* STATED EXERCISE:
Look through the material below and count the lines with the string "matplotlib". Report only the count.

* RECORDS PROVIDED:

◆ ◆ ◆ ◆

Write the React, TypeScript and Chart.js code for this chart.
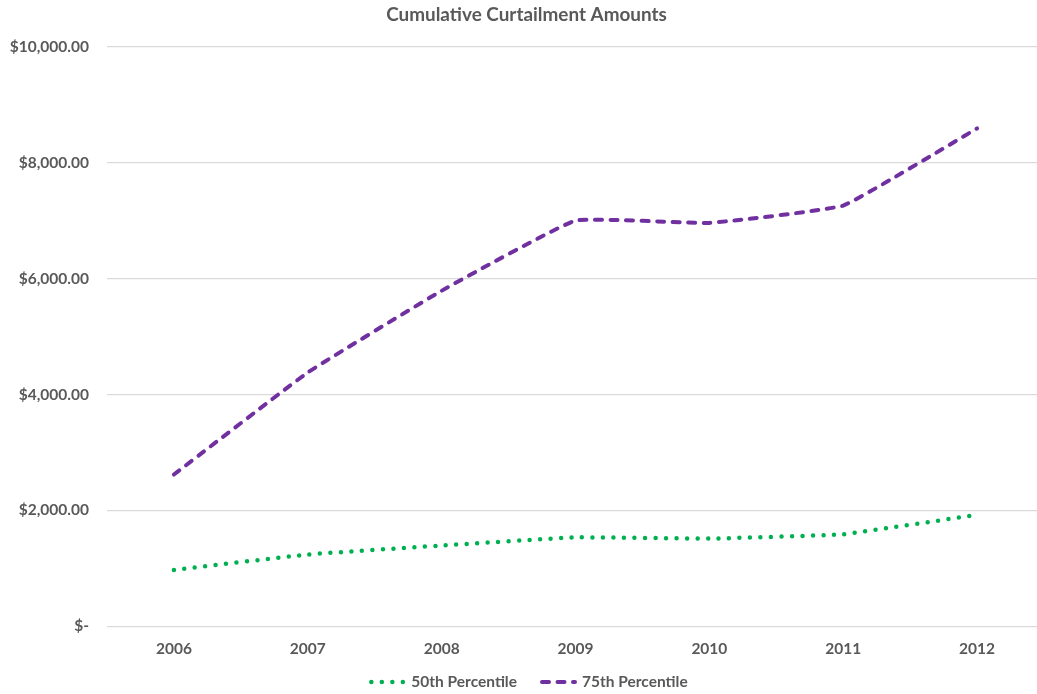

◆ ◆ ◆ ◆

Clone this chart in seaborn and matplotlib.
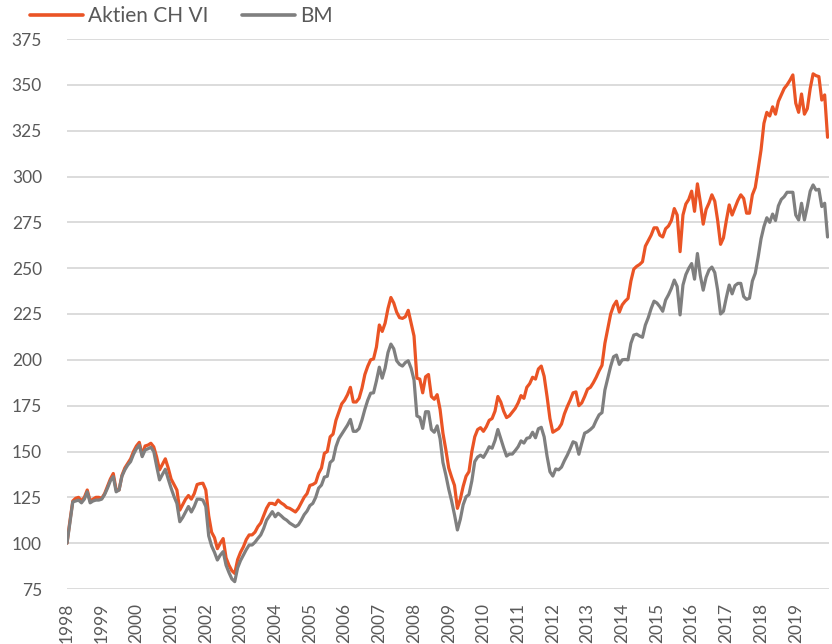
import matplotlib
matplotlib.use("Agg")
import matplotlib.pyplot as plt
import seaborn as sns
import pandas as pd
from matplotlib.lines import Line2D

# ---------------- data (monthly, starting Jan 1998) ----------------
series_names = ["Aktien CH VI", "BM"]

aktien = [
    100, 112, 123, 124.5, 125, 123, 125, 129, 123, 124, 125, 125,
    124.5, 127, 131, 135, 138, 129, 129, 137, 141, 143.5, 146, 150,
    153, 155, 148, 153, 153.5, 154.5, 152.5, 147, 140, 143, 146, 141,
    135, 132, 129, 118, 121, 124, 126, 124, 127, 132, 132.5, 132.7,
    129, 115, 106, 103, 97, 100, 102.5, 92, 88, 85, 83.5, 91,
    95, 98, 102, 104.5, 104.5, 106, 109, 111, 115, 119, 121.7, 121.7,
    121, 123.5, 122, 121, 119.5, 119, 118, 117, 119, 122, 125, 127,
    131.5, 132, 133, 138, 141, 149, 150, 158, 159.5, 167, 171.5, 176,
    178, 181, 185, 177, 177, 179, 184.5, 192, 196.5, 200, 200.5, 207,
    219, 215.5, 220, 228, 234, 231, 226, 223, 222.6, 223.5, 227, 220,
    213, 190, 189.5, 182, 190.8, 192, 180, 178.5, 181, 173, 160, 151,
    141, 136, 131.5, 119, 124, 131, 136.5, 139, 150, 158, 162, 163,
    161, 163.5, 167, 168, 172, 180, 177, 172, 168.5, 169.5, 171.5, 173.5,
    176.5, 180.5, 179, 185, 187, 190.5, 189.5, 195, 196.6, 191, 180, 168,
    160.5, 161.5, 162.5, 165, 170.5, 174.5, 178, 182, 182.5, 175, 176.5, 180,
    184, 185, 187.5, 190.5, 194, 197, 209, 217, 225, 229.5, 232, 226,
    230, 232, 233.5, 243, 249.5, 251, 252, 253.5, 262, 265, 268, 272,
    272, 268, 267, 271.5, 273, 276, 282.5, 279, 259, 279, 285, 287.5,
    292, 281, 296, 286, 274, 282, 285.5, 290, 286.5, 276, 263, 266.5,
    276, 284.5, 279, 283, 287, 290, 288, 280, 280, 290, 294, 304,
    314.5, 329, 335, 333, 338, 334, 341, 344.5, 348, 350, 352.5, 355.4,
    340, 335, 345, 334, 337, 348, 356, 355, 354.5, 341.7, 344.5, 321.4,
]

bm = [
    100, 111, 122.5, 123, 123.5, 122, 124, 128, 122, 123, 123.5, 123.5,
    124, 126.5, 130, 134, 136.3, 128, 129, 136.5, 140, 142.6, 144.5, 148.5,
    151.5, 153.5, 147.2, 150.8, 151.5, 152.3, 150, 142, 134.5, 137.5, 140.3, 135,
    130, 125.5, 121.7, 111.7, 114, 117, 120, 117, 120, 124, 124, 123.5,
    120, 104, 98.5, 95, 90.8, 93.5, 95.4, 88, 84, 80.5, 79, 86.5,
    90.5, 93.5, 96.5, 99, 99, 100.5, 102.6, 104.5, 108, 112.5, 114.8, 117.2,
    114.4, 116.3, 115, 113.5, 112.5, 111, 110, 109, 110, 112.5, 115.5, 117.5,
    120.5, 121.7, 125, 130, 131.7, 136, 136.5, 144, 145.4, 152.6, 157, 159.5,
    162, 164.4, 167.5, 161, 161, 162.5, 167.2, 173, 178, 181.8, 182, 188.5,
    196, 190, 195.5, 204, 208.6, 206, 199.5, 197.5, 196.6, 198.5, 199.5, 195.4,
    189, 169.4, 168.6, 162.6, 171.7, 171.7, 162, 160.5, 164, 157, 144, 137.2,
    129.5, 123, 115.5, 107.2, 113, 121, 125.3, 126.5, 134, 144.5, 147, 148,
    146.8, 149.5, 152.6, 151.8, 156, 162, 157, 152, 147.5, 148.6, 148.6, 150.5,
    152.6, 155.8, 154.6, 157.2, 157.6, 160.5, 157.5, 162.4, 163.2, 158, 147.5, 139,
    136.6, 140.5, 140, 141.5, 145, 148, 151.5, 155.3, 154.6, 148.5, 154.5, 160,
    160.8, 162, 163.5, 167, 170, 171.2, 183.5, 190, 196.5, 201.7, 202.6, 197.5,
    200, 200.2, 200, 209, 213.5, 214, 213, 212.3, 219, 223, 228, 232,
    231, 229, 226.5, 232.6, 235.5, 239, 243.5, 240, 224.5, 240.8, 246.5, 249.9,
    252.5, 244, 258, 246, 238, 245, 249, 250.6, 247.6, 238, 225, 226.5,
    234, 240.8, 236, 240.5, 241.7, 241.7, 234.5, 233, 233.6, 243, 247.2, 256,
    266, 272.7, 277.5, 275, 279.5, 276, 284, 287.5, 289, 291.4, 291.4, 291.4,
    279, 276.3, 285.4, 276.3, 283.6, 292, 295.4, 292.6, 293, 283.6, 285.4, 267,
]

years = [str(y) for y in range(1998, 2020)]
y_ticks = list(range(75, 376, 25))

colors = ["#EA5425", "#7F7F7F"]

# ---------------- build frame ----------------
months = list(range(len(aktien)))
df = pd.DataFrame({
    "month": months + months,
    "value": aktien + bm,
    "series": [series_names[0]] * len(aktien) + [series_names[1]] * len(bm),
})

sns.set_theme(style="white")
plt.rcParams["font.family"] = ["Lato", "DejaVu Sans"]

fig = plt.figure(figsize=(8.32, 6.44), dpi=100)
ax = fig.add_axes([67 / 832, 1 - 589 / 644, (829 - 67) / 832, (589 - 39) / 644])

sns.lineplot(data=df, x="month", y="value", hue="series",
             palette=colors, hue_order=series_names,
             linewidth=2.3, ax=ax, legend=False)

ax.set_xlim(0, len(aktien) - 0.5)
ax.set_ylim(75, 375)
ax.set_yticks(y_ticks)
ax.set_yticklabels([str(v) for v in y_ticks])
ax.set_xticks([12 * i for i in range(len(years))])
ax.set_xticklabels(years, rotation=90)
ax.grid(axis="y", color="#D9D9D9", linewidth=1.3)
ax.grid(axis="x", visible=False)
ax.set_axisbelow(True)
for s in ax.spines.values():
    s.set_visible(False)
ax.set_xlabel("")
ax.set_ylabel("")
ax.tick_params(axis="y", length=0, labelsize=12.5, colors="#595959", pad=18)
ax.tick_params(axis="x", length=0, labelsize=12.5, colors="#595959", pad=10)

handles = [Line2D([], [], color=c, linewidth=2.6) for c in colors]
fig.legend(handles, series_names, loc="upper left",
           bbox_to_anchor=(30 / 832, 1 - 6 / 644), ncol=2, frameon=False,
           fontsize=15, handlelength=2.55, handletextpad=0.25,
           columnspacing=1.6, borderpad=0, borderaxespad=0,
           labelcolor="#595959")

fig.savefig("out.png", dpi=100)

◆ ◆ ◆ ◆

* TASK OUTPUT:
5